出産後の抜け毛の話題
出産後の抜け毛について、東京科学大学の廣瀬明日香先生が今月の日産婦医会報に寄稿されていた内容の一部を紹介します。
出産後に一時的な抜け毛が増えると言われていますが、これに関する研究はあまりされておらず、論文数もとても少なく不明な点が多くあるそうです。研究論文は1960年代および2000年代にいくつか発表されている程度ですが、このメカニズムは妊娠中の毛周期の変化と考えられており、「妊娠中に抜けるべき髪が抜けず、分娩後にまとめて抜ける」現象で、休止期脱毛に分類されるようです。妊娠中は成長期が延長し、分娩後は休止期に移行します。この時期に一気にドサッと抜け落ちるので、びっくりしますよね。

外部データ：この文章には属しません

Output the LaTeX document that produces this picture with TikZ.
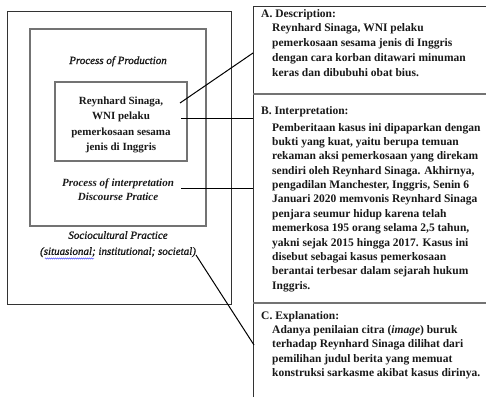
\documentclass[tikz,border=0pt]{standalone}
\usepackage{fontspec}
\setmainfont{Liberation Serif}
\newfontface\itsemi[FakeBold=1.2]{Liberation Serif Italic}
\usetikzlibrary{decorations.pathmorphing}
\begin{document}
\begin{tikzpicture}[x=1pt,y=-1pt,
  outerbox/.style={draw=black!80, line width=0.9pt},
  midbox/.style={draw=black!55, line width=1.3pt},
  innerbox/.style={draw=black!55, line width=1.1pt},
  colline/.style={draw=black!80, line width=0.9pt},
  sepline/.style={draw=black!55, line width=1.4pt},
  conn/.style={draw=black, line width=1pt},
  spellmark/.style={draw=blue!80, line width=0.4pt, decorate, decoration={snake, amplitude=0.6pt, segment length=2pt}},
  itlbl/.style={font=\itsemi\fontsize{11}{14}\selectfont, inner sep=0, align=center, text=black!90},
  title/.style={font=\bfseries\fontsize{11.5}{14}\selectfont, inner sep=0, anchor=north west, text=black!90},
  body/.style={font=\bfseries\fontsize{11.5}{#1}\selectfont, inner sep=0, anchor=north west, align=left, text=black!90},
  inner/.style={font=\bfseries\fontsize{11}{15.5}\selectfont, inner sep=0, anchor=north, align=center, text=black!90}
]
\useasboundingbox (0,0) rectangle (486,397);
\fill[white] (0,0) rectangle (486,397);

% nested boxes
\draw[outerbox] (7,11) rectangle (231,304);
\draw[midbox] (30,29) rectangle (206,226);
\draw[innerbox] (55,82) rectangle (187,161);

\node[itlbl, anchor=base] (prod) at (118,64) {Process of Production};
\node[inner] (core) at (121,96.5) {Reynhard Sinaga,\\WNI pelaku\\pemerkosaan sesama\\jenis di Inggris};
\node[itlbl, anchor=north, font=\bfseries\itshape\fontsize{11}{14}\selectfont] (interp) at (118,179) {Process of interpretation\\Discourse Pratice};
\node[itlbl, anchor=north, font=\itsemi\fontsize{11}{16}\selectfont] (socio) at (118,231) {Sociocultural Practice\\(situasional; institutional; societal)};
\coordinate (w1) at (45,258.5);
\coordinate (w2) at (94,258.5);
\draw[spellmark] (w1) -- (w2);

% right column frame
\coordinate (colbot) at (253,397);
\coordinate (coltop) at (253,6);
\coordinate (colright) at (486,6);
\draw[colline] (colbot) -- (coltop) -- (colright);
\coordinate (sab1) at (253,94);
\coordinate (sab2) at (486,94);
\coordinate (sbc1) at (253,303);
\coordinate (sbc2) at (486,303);
\draw[sepline] (sab1) -- (sab2);
\draw[sepline] (sbc1) -- (sbc2);

\node[title] (ta) at (261,9) {A. Description:};
\node[body=15] (ba) at (272,23) {Reynhard Sinaga, WNI pelaku\\pemerkosaan sesama jenis di Inggris\\dengan cara korban ditawari minuman\\keras dan dibubuhi obat bius.};

\node[title] (tb) at (261,106.5) {B. Interpretation:};
\node[body=14.36] (bb) at (272,123) {Pemberitaan kasus ini dipaparkan dengan\\bukti yang kuat, yaitu berupa temuan\\rekaman aksi pemerkosaan yang direkam\\sendiri oleh Reynhard Sinaga. Akhirnya,\\pengadilan Manchester, Inggris, Senin 6\\Januari 2020 memvonis Reynhard Sinaga\\penjara seumur hidup karena telah\\memerkosa 195 orang selama 2,5 tahun,\\yakni sejak 2015 hingga 2017. Kasus ini\\disebut sebagai kasus pemerkosaan\\berantai terbesar dalam sejarah hukum\\Inggris.};

\node[title] (tc) at (261,311) {C. Explanation:};
\node[body=14.3] (bc) at (272,325.5) {Adanya penilaian citra (\textit{image}) buruk\\terhadap Reynhard Sinaga dilihat dari\\pemilihan judul berita yang memuat\\konstruksi sarkasme akibat kasus dirinya.};

% connectors
\coordinate (s1) at (180,103);
\coordinate (e1) at (253,53);
\coordinate (s2) at (181,118);
\coordinate (e2) at (253,118);
\coordinate (s3) at (181,188);
\coordinate (e3) at (253,188);
\coordinate (s4) at (196,255);
\coordinate (e4) at (254,345);
\draw[conn] (s1) -- (e1);
\draw[conn] (s2) -- (e2);
\draw[conn] (s3) -- (e3);
\draw[conn] (s4) -- (e4);
\end{tikzpicture}
\end{document}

抜け毛の量には個人差があり、頭部全体が抜けたり長期に抜けたりする場合もあるようです。廣瀬先生のグループの調査では、多少なりとも抜け毛があったと感じた人は91.8%で、頭部全体から均等に薄くなるため気づかれにくいのですが、本人は悩んでいるかもしれません。抜け毛は出産後2~4か月頃から始まり、半年から1年程度続くと言われているとのことです。
これまで、出産後の抜け毛の原因は女性ホルモンの変動と推測されていましたが、実際にホルモン値との関連を示した論文はありません。精神的ストレスや、睡眠不足など、複合的な要因が関与しているのでしょう。アンケート調査では、授乳期間の長さが抜け毛の独立した予測因子だったそうです。授乳期間が半年未満のグループと比較して、半年~1年間のグループ、1年以上のグループでは、抜け毛が生じる調整オッズ比はそれぞれ5.96と6.37でした。やはりホルモンとの関係がありそうです。
これまで、治療法について検討した研究があり、甲状腺ホルモンの補充や、局所的なプロゲステロンやエストラジオールの塗布、低用量経口避妊薬が調査されてきました。残念ながら、今のところ確立された治療法はないようです。ただ、産後5ヵ月が抜け毛のピークであること、産後8か月頃には落ち着くであろうこと、という情報で不安が解消できる可能性があるとのことです。